The Government of Saskatchewan will have a new Crown corporation to oversee online education.
The Saskatchewan Distance Learning Corporation (DLC) will be a central hub for online learning in the province.
The province will be acquiring Sun West School Divisions Distance Learning Centre.
“The DLC is a well established operation with skilled staff, robust technology, and a wealth of courses to provide a ready made foundation of the centralized model,” Education Minister Dustin Duncan said in a press release.
“This acquisition ensures that all students will have access to high quality online education regardless of where they are living in the province.”
However, not everyone is on board.
Kate Methot has two daughters who attend Flex Education, a private institution based in Saskatoon.
Methot said her family feels like the government is taking away another choice.
“It feels like they’re trying to remove our freedom to choose what is best for our families and for our children,” Methot explained. “It feels like another attack by the government on us as families and as parents and as individuals.”
With the new corporation, Flex Education may soon be unavailable to students.
All Saskatchewan students will have access to the DLC.
Independent schools may still be allowed to offer programs, but institutions like Flex Education say there has been no communication.

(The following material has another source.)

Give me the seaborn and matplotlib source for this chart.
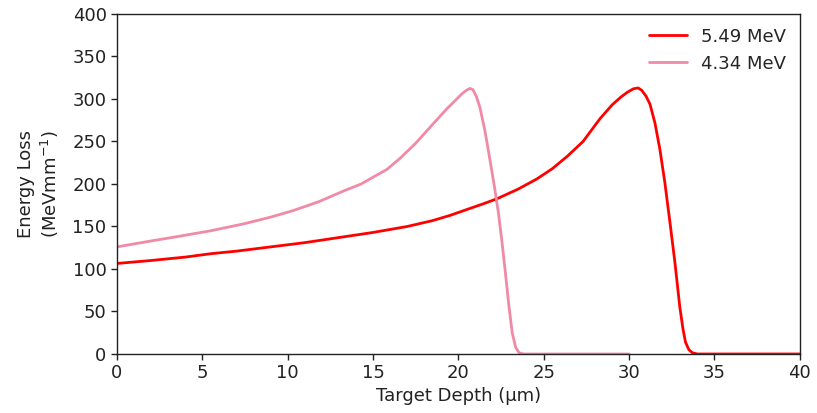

“We have been waiting for assurance and we have not received that yet,” said Ann Cook, principal of Flex Education. “The other reason we are disappointed is that we have 17 years of proven success in online education and we have been ignored by the government.”
The Saskatchewan Teachers’ Federation (STF) has expressed concerns over the new Crown corporation.
“It seems the government is proceeding blindly, the announcement and aggressive timelines of this project suggest a lack of awareness of the current state of public education in Saskatchewan,” President of the STF Samantha Becotte said in a press release.
“I hear the word ‘triage’ regularly from teachers, it’s clear to me kids aren’t getting the help they need. There are very real and urgent issues that need to be addressed now.”
STF said recent cuts to education, combined with years of underfunding have created a situation where students are not receiving enough one-on-one education.
“Another layer of complexity to a system that is already underfunded, we need a good investment into public education and we need to make sure that all of our students’ needs are addressed,” Becotte said.
DLC’s platform currently offers more than 180 courses for kindergarten to Grade 12. Students will also have access to driver’s training, graduation ceremonies and extracurricular activities.
Darren Gasper from the Sun West School Division oversees the work to determine the operating structure.
He said communication with school boards has been consistent.
“Really good discussions with each of the school divisions that are involved in this and we’ve spent some really quality meeting time with each of them learning about their programs, learning about the great work and services that they provide to students in their local area ,” Gasper said.
Cook believes the Crown will take away a critical choice for parents, one that could have an impact on children.
“It is going to basically leave students behind, and families and parents will no longer have a choice in online learning and how it is delivered to them,” Cook said.
The head office will be located in Kenaston, Sask. with additional locations throughout the province.
The Ministry of Education said they would continue to consult with stakeholders, teachers, and the STF.
Student registration is set to open in the coming months.